── DATASET CONTENT

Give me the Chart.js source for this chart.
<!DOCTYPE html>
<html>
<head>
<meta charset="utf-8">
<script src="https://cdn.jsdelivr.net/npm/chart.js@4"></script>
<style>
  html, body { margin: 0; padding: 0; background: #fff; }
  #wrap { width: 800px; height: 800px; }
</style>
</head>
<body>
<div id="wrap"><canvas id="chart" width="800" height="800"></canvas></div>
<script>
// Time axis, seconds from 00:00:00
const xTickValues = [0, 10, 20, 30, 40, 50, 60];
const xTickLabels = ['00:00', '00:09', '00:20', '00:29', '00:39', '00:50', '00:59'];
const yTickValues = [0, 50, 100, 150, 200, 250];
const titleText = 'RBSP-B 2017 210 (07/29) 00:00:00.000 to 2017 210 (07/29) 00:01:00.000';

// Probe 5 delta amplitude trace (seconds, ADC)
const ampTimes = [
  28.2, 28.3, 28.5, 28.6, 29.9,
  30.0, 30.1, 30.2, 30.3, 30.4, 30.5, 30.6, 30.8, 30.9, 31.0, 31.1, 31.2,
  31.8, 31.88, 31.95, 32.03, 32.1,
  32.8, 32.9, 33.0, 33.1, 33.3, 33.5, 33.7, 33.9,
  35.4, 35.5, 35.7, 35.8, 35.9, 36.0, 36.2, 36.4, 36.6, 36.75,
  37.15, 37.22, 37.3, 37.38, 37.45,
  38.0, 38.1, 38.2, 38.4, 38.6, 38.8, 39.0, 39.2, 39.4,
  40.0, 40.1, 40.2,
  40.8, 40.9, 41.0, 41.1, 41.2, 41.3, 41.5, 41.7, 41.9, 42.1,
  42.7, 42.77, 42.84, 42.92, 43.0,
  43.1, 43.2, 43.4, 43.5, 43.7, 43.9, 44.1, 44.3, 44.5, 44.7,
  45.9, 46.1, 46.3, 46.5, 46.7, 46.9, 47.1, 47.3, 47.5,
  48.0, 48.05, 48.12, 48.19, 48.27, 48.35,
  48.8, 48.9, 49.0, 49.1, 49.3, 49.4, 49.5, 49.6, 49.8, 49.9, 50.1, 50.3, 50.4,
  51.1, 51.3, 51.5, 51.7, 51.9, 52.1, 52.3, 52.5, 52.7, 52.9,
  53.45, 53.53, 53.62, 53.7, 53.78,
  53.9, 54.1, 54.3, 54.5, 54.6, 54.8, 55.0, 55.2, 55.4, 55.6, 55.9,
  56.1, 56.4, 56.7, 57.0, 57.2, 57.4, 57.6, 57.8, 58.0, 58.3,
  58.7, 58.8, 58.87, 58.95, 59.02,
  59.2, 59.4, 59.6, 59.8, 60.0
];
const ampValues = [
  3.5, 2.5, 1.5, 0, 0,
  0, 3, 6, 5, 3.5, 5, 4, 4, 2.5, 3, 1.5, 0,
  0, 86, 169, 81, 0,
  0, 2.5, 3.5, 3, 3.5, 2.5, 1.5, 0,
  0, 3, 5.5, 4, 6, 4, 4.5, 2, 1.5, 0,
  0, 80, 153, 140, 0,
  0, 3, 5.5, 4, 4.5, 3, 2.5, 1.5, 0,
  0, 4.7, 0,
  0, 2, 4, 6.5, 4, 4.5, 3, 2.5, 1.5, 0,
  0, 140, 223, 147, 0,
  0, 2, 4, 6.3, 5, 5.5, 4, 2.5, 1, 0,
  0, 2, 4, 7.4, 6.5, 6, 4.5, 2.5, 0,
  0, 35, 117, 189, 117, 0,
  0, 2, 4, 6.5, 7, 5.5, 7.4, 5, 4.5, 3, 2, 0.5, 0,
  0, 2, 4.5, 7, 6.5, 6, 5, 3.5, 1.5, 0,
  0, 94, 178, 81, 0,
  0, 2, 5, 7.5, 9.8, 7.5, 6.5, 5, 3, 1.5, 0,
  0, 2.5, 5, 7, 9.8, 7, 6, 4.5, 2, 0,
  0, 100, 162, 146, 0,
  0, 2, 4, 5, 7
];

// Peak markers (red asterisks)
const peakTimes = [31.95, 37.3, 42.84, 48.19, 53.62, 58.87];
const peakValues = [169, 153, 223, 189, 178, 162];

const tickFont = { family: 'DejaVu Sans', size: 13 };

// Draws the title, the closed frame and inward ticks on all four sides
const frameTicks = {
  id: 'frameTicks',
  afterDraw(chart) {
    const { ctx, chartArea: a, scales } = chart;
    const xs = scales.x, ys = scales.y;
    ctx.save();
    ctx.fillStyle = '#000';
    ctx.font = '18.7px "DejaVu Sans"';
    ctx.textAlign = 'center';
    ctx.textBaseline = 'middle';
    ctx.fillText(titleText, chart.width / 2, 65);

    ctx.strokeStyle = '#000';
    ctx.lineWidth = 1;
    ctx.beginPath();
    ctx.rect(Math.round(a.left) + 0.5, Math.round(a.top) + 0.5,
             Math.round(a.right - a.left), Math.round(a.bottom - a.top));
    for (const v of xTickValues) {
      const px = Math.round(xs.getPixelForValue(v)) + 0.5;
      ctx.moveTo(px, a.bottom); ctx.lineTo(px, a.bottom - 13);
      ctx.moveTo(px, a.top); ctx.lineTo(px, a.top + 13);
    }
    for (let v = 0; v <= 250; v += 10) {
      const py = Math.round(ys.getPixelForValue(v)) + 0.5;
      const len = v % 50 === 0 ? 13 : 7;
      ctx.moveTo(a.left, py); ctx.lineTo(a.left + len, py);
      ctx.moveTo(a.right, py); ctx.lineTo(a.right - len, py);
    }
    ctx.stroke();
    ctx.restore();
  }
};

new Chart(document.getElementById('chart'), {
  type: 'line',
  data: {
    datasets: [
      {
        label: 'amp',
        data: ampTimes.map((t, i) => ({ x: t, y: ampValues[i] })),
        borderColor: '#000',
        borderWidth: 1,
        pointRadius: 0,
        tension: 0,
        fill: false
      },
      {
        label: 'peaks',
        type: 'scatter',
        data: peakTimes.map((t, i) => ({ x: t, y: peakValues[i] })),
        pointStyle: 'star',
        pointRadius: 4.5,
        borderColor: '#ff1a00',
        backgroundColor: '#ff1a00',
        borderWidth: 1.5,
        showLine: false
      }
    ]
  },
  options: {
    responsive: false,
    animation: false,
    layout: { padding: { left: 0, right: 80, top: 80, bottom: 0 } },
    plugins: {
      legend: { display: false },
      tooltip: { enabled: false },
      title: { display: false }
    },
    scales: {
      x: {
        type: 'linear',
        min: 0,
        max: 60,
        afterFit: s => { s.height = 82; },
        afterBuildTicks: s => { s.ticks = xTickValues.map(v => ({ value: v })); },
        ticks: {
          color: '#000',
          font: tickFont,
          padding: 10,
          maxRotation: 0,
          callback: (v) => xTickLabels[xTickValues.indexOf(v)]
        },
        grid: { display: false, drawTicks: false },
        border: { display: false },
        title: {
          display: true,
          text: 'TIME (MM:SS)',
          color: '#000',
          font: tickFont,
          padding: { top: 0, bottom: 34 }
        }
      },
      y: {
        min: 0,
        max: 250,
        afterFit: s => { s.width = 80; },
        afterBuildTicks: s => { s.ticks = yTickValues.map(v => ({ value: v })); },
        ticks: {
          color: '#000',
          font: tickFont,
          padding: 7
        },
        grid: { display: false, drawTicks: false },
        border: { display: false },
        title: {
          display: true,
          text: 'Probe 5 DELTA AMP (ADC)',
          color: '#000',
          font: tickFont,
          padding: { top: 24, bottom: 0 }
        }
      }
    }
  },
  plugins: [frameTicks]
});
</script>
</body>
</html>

────
── DATASET CONTENT

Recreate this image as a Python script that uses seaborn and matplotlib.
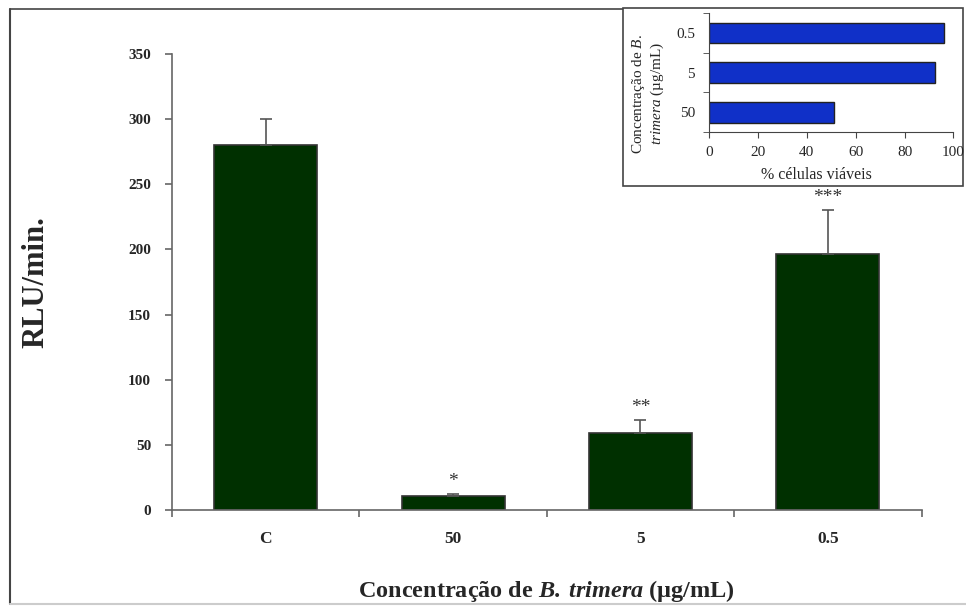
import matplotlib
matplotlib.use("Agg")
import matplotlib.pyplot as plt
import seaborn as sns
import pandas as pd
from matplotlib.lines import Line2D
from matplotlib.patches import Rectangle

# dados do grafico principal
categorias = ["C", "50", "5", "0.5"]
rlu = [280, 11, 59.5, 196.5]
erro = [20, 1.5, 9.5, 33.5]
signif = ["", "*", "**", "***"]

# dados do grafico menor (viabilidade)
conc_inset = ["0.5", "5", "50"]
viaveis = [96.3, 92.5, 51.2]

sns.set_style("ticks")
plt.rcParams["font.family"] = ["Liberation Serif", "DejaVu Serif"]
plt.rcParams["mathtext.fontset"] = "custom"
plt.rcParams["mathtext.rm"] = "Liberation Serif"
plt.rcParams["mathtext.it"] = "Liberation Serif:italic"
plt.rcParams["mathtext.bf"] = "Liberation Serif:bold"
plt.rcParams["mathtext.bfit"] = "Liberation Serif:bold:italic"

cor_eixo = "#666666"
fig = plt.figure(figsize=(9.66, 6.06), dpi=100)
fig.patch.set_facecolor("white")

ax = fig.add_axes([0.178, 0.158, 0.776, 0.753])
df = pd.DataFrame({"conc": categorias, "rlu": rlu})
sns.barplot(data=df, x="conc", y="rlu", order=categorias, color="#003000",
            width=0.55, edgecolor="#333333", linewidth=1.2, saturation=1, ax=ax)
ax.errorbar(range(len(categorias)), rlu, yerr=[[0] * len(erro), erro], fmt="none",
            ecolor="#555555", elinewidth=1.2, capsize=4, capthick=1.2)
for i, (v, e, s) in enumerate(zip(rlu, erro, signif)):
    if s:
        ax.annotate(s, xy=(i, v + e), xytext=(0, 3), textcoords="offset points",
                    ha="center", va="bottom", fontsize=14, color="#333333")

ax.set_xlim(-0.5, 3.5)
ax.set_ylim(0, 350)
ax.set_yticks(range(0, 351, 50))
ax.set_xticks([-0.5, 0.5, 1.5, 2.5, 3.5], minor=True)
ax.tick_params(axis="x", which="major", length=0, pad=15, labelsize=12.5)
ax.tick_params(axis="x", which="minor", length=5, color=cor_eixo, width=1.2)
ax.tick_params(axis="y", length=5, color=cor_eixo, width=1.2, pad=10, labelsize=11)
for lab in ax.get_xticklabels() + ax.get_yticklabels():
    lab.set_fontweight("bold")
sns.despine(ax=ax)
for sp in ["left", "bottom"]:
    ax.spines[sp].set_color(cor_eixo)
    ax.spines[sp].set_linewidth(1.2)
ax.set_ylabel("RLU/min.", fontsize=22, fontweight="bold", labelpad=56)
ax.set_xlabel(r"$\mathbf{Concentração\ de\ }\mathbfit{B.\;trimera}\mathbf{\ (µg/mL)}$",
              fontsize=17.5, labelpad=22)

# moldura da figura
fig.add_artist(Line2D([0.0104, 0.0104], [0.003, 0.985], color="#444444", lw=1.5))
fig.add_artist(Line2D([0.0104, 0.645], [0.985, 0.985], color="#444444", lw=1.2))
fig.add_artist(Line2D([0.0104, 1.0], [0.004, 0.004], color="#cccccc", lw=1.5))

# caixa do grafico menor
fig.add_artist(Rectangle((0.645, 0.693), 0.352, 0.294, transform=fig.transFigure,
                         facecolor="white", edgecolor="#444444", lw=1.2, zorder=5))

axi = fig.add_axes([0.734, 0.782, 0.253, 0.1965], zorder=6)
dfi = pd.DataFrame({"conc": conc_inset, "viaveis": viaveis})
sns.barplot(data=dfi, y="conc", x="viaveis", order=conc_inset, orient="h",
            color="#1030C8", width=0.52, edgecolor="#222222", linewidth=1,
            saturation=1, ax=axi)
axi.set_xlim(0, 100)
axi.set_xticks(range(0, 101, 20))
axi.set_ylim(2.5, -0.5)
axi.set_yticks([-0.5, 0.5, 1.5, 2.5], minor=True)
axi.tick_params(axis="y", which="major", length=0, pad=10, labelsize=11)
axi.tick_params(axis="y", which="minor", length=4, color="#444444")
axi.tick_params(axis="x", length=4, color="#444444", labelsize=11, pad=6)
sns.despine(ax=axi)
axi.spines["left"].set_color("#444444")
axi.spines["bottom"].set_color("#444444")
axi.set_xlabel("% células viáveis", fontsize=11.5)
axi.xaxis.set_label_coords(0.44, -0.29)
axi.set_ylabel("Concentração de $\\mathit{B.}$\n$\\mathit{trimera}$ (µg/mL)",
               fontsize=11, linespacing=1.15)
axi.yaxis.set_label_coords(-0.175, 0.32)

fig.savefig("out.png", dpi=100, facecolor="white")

────
── DATASET CONTENT

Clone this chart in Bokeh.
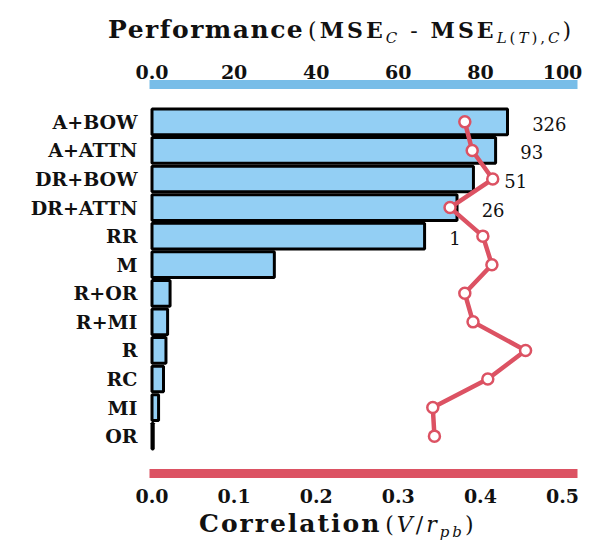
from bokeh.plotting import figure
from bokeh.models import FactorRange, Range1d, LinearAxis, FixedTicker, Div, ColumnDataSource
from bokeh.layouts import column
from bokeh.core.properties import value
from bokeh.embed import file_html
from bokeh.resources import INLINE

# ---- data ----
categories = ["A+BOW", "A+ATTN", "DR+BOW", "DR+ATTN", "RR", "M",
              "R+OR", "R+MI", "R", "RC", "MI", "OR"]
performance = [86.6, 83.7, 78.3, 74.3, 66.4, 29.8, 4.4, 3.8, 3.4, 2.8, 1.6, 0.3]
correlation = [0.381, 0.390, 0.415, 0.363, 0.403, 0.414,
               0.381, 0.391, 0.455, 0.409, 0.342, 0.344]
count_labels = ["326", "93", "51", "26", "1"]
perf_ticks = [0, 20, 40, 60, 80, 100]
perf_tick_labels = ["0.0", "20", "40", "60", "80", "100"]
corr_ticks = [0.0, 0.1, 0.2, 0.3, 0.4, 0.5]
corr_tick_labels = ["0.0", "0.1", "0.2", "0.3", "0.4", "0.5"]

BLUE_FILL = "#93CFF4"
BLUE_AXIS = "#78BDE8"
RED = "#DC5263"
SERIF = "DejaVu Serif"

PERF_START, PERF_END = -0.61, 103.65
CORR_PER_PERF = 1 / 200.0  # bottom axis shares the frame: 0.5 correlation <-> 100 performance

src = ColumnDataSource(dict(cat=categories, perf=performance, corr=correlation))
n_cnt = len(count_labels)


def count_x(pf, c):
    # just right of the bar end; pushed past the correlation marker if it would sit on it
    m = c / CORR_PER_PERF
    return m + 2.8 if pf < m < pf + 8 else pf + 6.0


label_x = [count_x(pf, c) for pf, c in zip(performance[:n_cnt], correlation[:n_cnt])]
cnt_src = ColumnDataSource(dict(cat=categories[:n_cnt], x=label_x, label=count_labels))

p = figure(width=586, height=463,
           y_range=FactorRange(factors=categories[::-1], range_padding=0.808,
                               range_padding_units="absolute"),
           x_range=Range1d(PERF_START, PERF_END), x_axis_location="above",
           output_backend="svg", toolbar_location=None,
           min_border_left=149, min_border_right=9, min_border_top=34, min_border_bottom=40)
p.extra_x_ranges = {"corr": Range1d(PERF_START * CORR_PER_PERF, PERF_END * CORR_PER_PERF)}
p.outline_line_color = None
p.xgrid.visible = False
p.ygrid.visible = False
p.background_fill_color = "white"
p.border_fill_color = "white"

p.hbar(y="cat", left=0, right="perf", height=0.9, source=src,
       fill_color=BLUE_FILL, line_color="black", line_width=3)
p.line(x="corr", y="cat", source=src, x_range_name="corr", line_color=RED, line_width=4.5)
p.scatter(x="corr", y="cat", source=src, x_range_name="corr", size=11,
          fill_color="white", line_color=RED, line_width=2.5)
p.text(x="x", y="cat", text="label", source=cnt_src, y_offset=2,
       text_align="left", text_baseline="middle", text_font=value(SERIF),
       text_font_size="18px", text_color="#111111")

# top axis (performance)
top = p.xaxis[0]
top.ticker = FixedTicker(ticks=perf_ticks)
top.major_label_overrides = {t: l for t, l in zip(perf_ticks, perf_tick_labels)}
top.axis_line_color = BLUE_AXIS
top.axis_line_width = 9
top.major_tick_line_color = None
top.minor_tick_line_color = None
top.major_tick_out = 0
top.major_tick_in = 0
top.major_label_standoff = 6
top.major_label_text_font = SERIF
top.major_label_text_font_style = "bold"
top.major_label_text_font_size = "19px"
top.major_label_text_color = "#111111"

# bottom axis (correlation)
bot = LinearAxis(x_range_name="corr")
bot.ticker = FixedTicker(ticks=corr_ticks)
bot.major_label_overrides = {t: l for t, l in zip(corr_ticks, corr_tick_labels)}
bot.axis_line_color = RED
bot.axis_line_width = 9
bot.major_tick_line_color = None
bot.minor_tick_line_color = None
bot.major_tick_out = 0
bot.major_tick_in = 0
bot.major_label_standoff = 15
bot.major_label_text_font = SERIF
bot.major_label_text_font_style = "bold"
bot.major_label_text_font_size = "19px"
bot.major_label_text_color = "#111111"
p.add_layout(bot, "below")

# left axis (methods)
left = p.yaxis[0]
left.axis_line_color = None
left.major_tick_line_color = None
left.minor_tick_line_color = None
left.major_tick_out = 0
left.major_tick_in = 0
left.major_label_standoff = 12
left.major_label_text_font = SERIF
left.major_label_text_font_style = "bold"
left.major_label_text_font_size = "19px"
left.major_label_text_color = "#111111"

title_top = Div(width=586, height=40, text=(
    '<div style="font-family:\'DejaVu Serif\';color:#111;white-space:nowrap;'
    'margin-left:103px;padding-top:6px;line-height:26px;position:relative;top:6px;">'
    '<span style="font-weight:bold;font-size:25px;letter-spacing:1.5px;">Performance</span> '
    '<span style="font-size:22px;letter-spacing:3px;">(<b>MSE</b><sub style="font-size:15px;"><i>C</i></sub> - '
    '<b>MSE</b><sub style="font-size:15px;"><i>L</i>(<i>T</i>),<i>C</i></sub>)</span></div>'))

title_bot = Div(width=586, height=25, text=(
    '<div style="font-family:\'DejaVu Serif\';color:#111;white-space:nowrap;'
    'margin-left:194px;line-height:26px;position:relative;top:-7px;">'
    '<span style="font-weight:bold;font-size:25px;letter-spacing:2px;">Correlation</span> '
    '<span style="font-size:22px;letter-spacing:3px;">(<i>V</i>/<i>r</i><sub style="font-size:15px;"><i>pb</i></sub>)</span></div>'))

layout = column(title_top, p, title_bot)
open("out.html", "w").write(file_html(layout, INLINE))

────

_PROBLEM STATEMENT_
Return the exact lines from the line with "Give me the Chart.js source for this chart." to the line with "const titleText = 'RBSP-B", inclusive of both, with nothing added.

_CORRECT RESULT_
Give me the Chart.js source for this chart.
<!DOCTYPE html>
<html>
<head>
<meta charset="utf-8">
<script src="https://cdn.jsdelivr.net/npm/chart.js@4"></script>
<style>
  html, body { margin: 0; padding: 0; background: #fff; }
  #wrap { width: 800px; height: 800px; }
</style>
</head>
<body>
<div id="wrap"><canvas id="chart" width="800" height="800"></canvas></div>
<script>
// Time axis, seconds from 00:00:00
const xTickValues = [0, 10, 20, 30, 40, 50, 60];
const xTickLabels = ['00:00', '00:09', '00:20', '00:29', '00:39', '00:50', '00:59'];
const yTickValues = [0, 50, 100, 150, 200, 250];
const titleText = 'RBSP-B 2017 210 (07/29) 00:00:00.000 to 2017 210 (07/29) 00:01:00.000';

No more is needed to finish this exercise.